As part of a class project I’ve been reading the Online-News mailing list and responding to some of the issues and discussion brought up there.
I went ahead and looked up some info on RSS. It seems pretty interesting-details can be found at http://blogs.law.harvard.edu/tech/rss. RSS stands for Really Simple Syndication, a common format for content you want others to be able to pick up through their news sites, blogs, and web applications. It’s a flavor of XML, which allows you to set up different channels and different items within the channel, with some other standard tags like creator and description. It’s nice because it’s an open format, and it seems to be getting pretty big. Like so many other things, there’s a set of dueling specifications for it, though some are backwards compatible with each other which is nice. If more sites keep using it, I’m sure Microsoft will ad their own proprietary version to Office any day now.
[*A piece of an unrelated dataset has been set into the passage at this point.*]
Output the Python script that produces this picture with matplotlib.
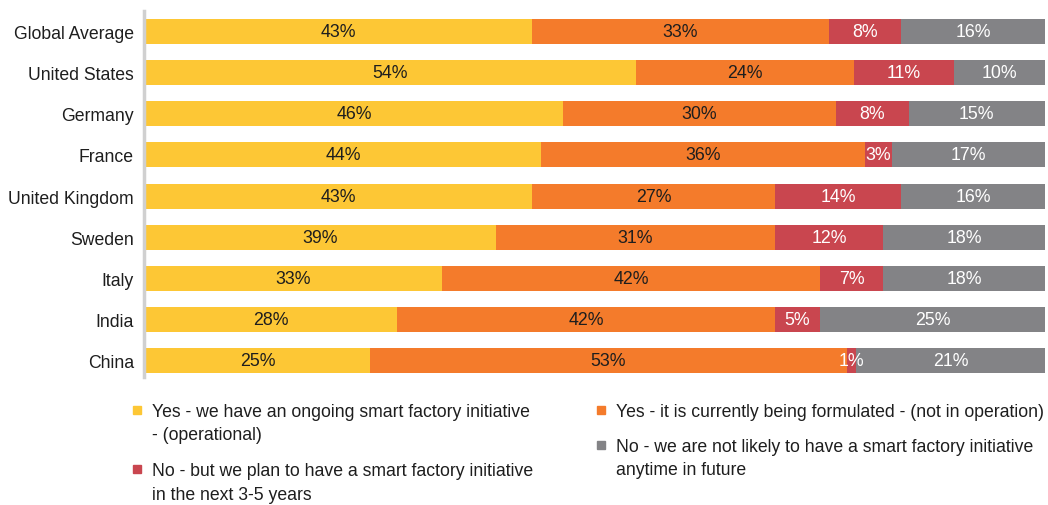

One thing that’s interesting about this list is that people use it to announce papers, books, and projects. For example, there’s “The current status and potential development of online news consumption: A structural approach” by An Nguyen at http://www.firstmonday.org/issues/issue8_9/nguyen/index.html, which makes the bland assertion that more news web sites are going up and more people are getting their news from the web. That one was mentioned by someone who had read it; other times the writers themselves make announcements like Robert Berkman, who co-wrote Digital Dilemmas: Ethical Issues for Online Media Professionals. This book likes kind of interesting, just because I’ve read a few journalism ethics books and they usually don’t have much on online journalism. There are some important issues which are particularly pressing online as opposed to print–like reader privacy.
In other threads, some people have been discussing a poster called “JOE BIALEK” who seems to have appeared out of nowhere to write huge diatribes. The name looked familiar to me and some of the other posters confirmed my suspicion-he’s a troll from Usenet and other forums who tries to start fights. There was an interesting meta-thread about how these sorts of things happen. Another thread was about the use of mobile phone cameras by reporters. The first poster talked about how great it could be, but others quickly added there could be ethical concerns. It might not be a great idea to let your reporter (who’s not a trained news photographer) take insensitive pictures of victims and post them without going through an editor first.